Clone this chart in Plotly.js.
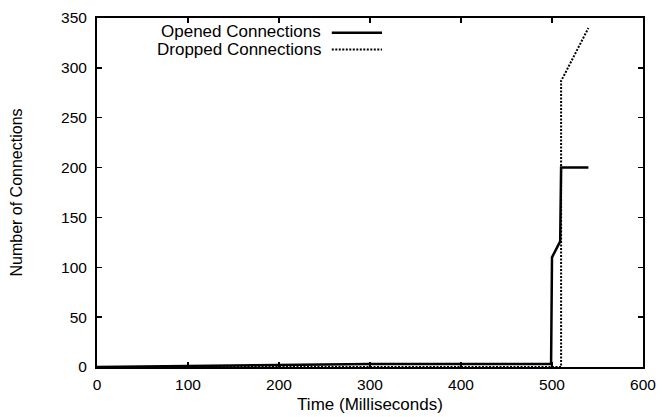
<!DOCTYPE html>
<html>
<head>
<meta charset="utf-8">
<script src="https://cdn.plot.ly/plotly-3.0.1.min.js"></script>
<style>html,body{margin:0;padding:0;background:#fff;}#chart{width:662px;height:417px;}</style>
</head>
<body>
<div id="chart"></div>
<script>
// Data
var openedX = [0, 100, 200, 300, 400, 499, 500, 509, 510, 540];
var openedY = [0, 1, 2.5, 3, 3, 3, 110, 126, 200, 200];
var droppedX = [0, 510, 510, 513, 540];
var droppedY = [0, 0, 287, 292, 340];
var seriesNames = ["Opened Connections", "Dropped Connections"];
var xTicks = [0, 100, 200, 300, 400, 500, 600];
var yTicks = [0, 50, 100, 150, 200, 250, 300, 350];

var FONT = "Liberation Sans, Arial, Helvetica, sans-serif";

var traces = [
  {x: droppedX, y: droppedY, type: "scatter", mode: "lines", name: seriesNames[1],
   line: {color: "#000", width: 2, dash: "2px,1.5px"}, showlegend: false},
  {x: openedX, y: openedY, type: "scatter", mode: "lines", name: seriesNames[0],
   line: {color: "#000", width: 2.5}, showlegend: false}
];

var layout = {
  width: 662, height: 417,
  margin: {l: 97, r: 19, t: 18, b: 50},
  paper_bgcolor: "#fff", plot_bgcolor: "#fff",
  font: {family: FONT, size: 15, color: "#000"},
  showlegend: false,
  xaxis: {
    range: [0, 600], tickvals: xTicks, ticktext: xTicks.map(String),
    ticks: "inside", ticklen: 5, tickwidth: 1.5, tickcolor: "#000",
    showline: true, linewidth: 2, linecolor: "#000", mirror: "ticks",
    showgrid: false, zeroline: false, fixedrange: true,
    ticklabelstandoff: 2,
    tickfont: {family: FONT, size: 15.5},
    title: {text: "Time (Milliseconds)", font: {family: FONT, size: 17}, standoff: 7}
  },
  yaxis: {
    range: [0, 350], tickvals: yTicks, ticktext: yTicks.map(String),
    ticks: "inside", ticklen: 5, tickwidth: 1.5, tickcolor: "#000",
    showline: true, linewidth: 2, linecolor: "#000", mirror: "ticks",
    showgrid: false, zeroline: false, fixedrange: true,
    ticklabelstandoff: 5,
    tickfont: {family: FONT, size: 15.5},
    title: {text: "Number of Connections", font: {family: FONT, size: 16}, standoff: 34}
  },
  annotations: [
    {xref: "paper", yref: "paper", x: 0.414, y: 0.961, xanchor: "right", yanchor: "middle",
     text: seriesNames[0], showarrow: false, font: {family: FONT, size: 17}},
    {xref: "paper", yref: "paper", x: 0.414, y: 0.910, xanchor: "right", yanchor: "middle",
     text: seriesNames[1], showarrow: false, font: {family: FONT, size: 17}}
  ],
  shapes: [
    {type: "line", xref: "paper", yref: "paper", x0: 0.430, x1: 0.522, y0: 0.958, y1: 0.958,
     line: {color: "#000", width: 2.5}},
    {type: "line", xref: "paper", yref: "paper", x0: 0.430, x1: 0.522, y0: 0.910, y1: 0.910,
     line: {color: "#000", width: 2, dash: "2px,1.5px"}}
  ]
};

Plotly.newPlot("chart", traces, layout, {displayModeBar: false, staticPlot: true});
</script>
</body>
</html>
● ● ● ● ●
◆ Task directions
Make an exact copy of the listing above. Do not include the pictures.

◆ Solution to this task
Clone this chart in Plotly.js.
<!DOCTYPE html>
<html>
<head>
<meta charset="utf-8">
<script src="https://cdn.plot.ly/plotly-3.0.1.min.js"></script>
<style>html,body{margin:0;padding:0;background:#fff;}#chart{width:662px;height:417px;}</style>
</head>
<body>
<div id="chart"></div>
<script>
// Data
var openedX = [0, 100, 200, 300, 400, 499, 500, 509, 510, 540];
var openedY = [0, 1, 2.5, 3, 3, 3, 110, 126, 200, 200];
var droppedX = [0, 510, 510, 513, 540];
var droppedY = [0, 0, 287, 292, 340];
var seriesNames = ["Opened Connections", "Dropped Connections"];
var xTicks = [0, 100, 200, 300, 400, 500, 600];
var yTicks = [0, 50, 100, 150, 200, 250, 300, 350];

var FONT = "Liberation Sans, Arial, Helvetica, sans-serif";

var traces = [
  {x: droppedX, y: droppedY, type: "scatter", mode: "lines", name: seriesNames[1],
   line: {color: "#000", width: 2, dash: "2px,1.5px"}, showlegend: false},
  {x: openedX, y: openedY, type: "scatter", mode: "lines", name: seriesNames[0],
   line: {color: "#000", width: 2.5}, showlegend: false}
];

var layout = {
  width: 662, height: 417,
  margin: {l: 97, r: 19, t: 18, b: 50},
  paper_bgcolor: "#fff", plot_bgcolor: "#fff",
  font: {family: FONT, size: 15, color: "#000"},
  showlegend: false,
  xaxis: {
    range: [0, 600], tickvals: xTicks, ticktext: xTicks.map(String),
    ticks: "inside", ticklen: 5, tickwidth: 1.5, tickcolor: "#000",
    showline: true, linewidth: 2, linecolor: "#000", mirror: "ticks",
    showgrid: false, zeroline: false, fixedrange: true,
    ticklabelstandoff: 2,
    tickfont: {family: FONT, size: 15.5},
    title: {text: "Time (Milliseconds)", font: {family: FONT, size: 17}, standoff: 7}
  },
  yaxis: {
    range: [0, 350], tickvals: yTicks, ticktext: yTicks.map(String),
    ticks: "inside", ticklen: 5, tickwidth: 1.5, tickcolor: "#000",
    showline: true, linewidth: 2, linecolor: "#000", mirror: "ticks",
    showgrid: false, zeroline: false, fixedrange: true,
    ticklabelstandoff: 5,
    tickfont: {family: FONT, size: 15.5},
    title: {text: "Number of Connections", font: {family: FONT, size: 16}, standoff: 34}
  },
  annotations: [
    {xref: "paper", yref: "paper", x: 0.414, y: 0.961, xanchor: "right", yanchor: "middle",
     text: seriesNames[0], showarrow: false, font: {family: FONT, size: 17}},
    {xref: "paper", yref: "paper", x: 0.414, y: 0.910, xanchor: "right", yanchor: "middle",
     text: seriesNames[1], showarrow: false, font: {family: FONT, size: 17}}
  ],
  shapes: [
    {type: "line", xref: "paper", yref: "paper", x0: 0.430, x1: 0.522, y0: 0.958, y1: 0.958,
     line: {color: "#000", width: 2.5}},
    {type: "line", xref: "paper", yref: "paper", x0: 0.430, x1: 0.522, y0: 0.910, y1: 0.910,
     line: {color: "#000", width: 2, dash: "2px,1.5px"}}
  ]
};

Plotly.newPlot("chart", traces, layout, {displayModeBar: false, staticPlot: true});
</script>
</body>
</html>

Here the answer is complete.